## DATA EXTRACT:
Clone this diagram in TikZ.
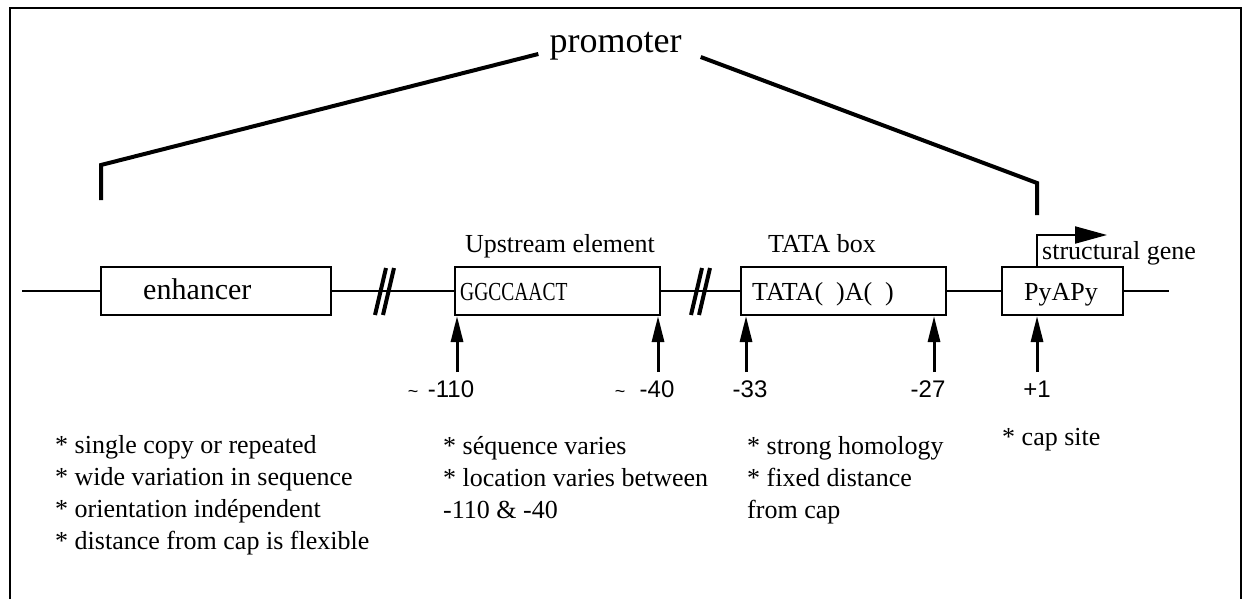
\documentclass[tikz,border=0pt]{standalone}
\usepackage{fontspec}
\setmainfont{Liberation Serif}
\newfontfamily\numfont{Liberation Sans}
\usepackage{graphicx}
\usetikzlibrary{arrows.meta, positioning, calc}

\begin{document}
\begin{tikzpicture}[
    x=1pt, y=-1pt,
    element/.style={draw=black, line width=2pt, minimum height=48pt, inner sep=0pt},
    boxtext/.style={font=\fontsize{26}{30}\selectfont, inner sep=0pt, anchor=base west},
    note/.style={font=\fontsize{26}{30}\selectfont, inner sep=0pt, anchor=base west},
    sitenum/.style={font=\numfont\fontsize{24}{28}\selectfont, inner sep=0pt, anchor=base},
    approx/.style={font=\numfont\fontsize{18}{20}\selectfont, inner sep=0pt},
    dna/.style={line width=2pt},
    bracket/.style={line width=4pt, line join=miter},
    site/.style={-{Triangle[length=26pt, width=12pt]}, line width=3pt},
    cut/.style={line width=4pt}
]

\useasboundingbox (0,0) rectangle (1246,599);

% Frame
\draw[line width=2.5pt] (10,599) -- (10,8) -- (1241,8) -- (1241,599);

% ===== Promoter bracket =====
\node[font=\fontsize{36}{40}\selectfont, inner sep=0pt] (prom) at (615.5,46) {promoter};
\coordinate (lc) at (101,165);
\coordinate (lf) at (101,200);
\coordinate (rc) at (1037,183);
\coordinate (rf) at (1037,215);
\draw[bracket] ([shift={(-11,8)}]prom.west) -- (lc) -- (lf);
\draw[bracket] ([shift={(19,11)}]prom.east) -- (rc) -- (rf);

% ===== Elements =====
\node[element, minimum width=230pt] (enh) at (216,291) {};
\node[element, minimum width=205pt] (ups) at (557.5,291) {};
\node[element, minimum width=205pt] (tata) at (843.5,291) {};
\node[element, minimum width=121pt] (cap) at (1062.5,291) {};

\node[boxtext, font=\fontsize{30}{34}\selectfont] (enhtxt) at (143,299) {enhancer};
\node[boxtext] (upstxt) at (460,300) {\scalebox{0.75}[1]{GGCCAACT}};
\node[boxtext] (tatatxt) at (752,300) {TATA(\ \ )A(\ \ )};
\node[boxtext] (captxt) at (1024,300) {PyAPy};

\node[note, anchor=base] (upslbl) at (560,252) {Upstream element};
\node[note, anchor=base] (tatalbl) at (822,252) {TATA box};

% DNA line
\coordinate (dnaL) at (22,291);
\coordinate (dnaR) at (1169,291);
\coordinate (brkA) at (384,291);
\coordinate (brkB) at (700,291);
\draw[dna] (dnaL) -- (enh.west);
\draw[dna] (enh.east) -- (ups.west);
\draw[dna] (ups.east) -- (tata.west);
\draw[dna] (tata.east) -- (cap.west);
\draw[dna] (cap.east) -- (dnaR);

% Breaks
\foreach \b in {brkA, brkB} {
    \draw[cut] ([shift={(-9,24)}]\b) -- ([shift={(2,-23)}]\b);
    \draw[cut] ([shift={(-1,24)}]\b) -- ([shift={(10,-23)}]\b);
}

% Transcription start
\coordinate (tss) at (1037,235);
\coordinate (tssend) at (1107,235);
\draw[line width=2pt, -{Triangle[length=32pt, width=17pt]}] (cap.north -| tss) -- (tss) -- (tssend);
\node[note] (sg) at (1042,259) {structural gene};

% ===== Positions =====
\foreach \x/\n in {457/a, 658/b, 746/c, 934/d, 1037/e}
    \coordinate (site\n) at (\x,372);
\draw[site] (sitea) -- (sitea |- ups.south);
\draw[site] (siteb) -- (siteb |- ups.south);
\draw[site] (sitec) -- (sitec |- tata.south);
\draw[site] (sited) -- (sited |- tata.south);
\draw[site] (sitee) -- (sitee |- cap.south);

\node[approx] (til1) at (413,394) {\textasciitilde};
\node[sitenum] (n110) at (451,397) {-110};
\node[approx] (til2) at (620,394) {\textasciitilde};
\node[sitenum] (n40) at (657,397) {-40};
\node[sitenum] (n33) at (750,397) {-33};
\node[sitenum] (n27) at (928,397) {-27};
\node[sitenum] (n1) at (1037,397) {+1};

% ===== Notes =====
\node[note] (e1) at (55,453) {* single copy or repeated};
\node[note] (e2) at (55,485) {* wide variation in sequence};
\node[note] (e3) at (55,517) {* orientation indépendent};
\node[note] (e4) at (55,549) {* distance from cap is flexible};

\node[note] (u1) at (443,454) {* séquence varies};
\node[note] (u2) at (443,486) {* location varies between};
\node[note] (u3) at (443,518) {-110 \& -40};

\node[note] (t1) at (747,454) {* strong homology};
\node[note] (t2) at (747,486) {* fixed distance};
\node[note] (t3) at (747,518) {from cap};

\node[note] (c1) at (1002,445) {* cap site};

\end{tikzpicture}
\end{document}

## STATED EXERCISE:
All the lines above are to be given again exactly as they read, with the pictures removed.

## WORKED ANSWER:
Clone this diagram in TikZ.
\documentclass[tikz,border=0pt]{standalone}
\usepackage{fontspec}
\setmainfont{Liberation Serif}
\newfontfamily\numfont{Liberation Sans}
\usepackage{graphicx}
\usetikzlibrary{arrows.meta, positioning, calc}

\begin{document}
\begin{tikzpicture}[
    x=1pt, y=-1pt,
    element/.style={draw=black, line width=2pt, minimum height=48pt, inner sep=0pt},
    boxtext/.style={font=\fontsize{26}{30}\selectfont, inner sep=0pt, anchor=base west},
    note/.style={font=\fontsize{26}{30}\selectfont, inner sep=0pt, anchor=base west},
    sitenum/.style={font=\numfont\fontsize{24}{28}\selectfont, inner sep=0pt, anchor=base},
    approx/.style={font=\numfont\fontsize{18}{20}\selectfont, inner sep=0pt},
    dna/.style={line width=2pt},
    bracket/.style={line width=4pt, line join=miter},
    site/.style={-{Triangle[length=26pt, width=12pt]}, line width=3pt},
    cut/.style={line width=4pt}
]

\useasboundingbox (0,0) rectangle (1246,599);

% Frame
\draw[line width=2.5pt] (10,599) -- (10,8) -- (1241,8) -- (1241,599);

% ===== Promoter bracket =====
\node[font=\fontsize{36}{40}\selectfont, inner sep=0pt] (prom) at (615.5,46) {promoter};
\coordinate (lc) at (101,165);
\coordinate (lf) at (101,200);
\coordinate (rc) at (1037,183);
\coordinate (rf) at (1037,215);
\draw[bracket] ([shift={(-11,8)}]prom.west) -- (lc) -- (lf);
\draw[bracket] ([shift={(19,11)}]prom.east) -- (rc) -- (rf);

% ===== Elements =====
\node[element, minimum width=230pt] (enh) at (216,291) {};
\node[element, minimum width=205pt] (ups) at (557.5,291) {};
\node[element, minimum width=205pt] (tata) at (843.5,291) {};
\node[element, minimum width=121pt] (cap) at (1062.5,291) {};

\node[boxtext, font=\fontsize{30}{34}\selectfont] (enhtxt) at (143,299) {enhancer};
\node[boxtext] (upstxt) at (460,300) {\scalebox{0.75}[1]{GGCCAACT}};
\node[boxtext] (tatatxt) at (752,300) {TATA(\ \ )A(\ \ )};
\node[boxtext] (captxt) at (1024,300) {PyAPy};

\node[note, anchor=base] (upslbl) at (560,252) {Upstream element};
\node[note, anchor=base] (tatalbl) at (822,252) {TATA box};

% DNA line
\coordinate (dnaL) at (22,291);
\coordinate (dnaR) at (1169,291);
\coordinate (brkA) at (384,291);
\coordinate (brkB) at (700,291);
\draw[dna] (dnaL) -- (enh.west);
\draw[dna] (enh.east) -- (ups.west);
\draw[dna] (ups.east) -- (tata.west);
\draw[dna] (tata.east) -- (cap.west);
\draw[dna] (cap.east) -- (dnaR);

% Breaks
\foreach \b in {brkA, brkB} {
    \draw[cut] ([shift={(-9,24)}]\b) -- ([shift={(2,-23)}]\b);
    \draw[cut] ([shift={(-1,24)}]\b) -- ([shift={(10,-23)}]\b);
}

% Transcription start
\coordinate (tss) at (1037,235);
\coordinate (tssend) at (1107,235);
\draw[line width=2pt, -{Triangle[length=32pt, width=17pt]}] (cap.north -| tss) -- (tss) -- (tssend);
\node[note] (sg) at (1042,259) {structural gene};

% ===== Positions =====
\foreach \x/\n in {457/a, 658/b, 746/c, 934/d, 1037/e}
    \coordinate (site\n) at (\x,372);
\draw[site] (sitea) -- (sitea |- ups.south);
\draw[site] (siteb) -- (siteb |- ups.south);
\draw[site] (sitec) -- (sitec |- tata.south);
\draw[site] (sited) -- (sited |- tata.south);
\draw[site] (sitee) -- (sitee |- cap.south);

\node[approx] (til1) at (413,394) {\textasciitilde};
\node[sitenum] (n110) at (451,397) {-110};
\node[approx] (til2) at (620,394) {\textasciitilde};
\node[sitenum] (n40) at (657,397) {-40};
\node[sitenum] (n33) at (750,397) {-33};
\node[sitenum] (n27) at (928,397) {-27};
\node[sitenum] (n1) at (1037,397) {+1};

% ===== Notes =====
\node[note] (e1) at (55,453) {* single copy or repeated};
\node[note] (e2) at (55,485) {* wide variation in sequence};
\node[note] (e3) at (55,517) {* orientation indépendent};
\node[note] (e4) at (55,549) {* distance from cap is flexible};

\node[note] (u1) at (443,454) {* séquence varies};
\node[note] (u2) at (443,486) {* location varies between};
\node[note] (u3) at (443,518) {-110 \& -40};

\node[note] (t1) at (747,454) {* strong homology};
\node[note] (t2) at (747,486) {* fixed distance};
\node[note] (t3) at (747,518) {from cap};

\node[note] (c1) at (1002,445) {* cap site};

\end{tikzpicture}
\end{document}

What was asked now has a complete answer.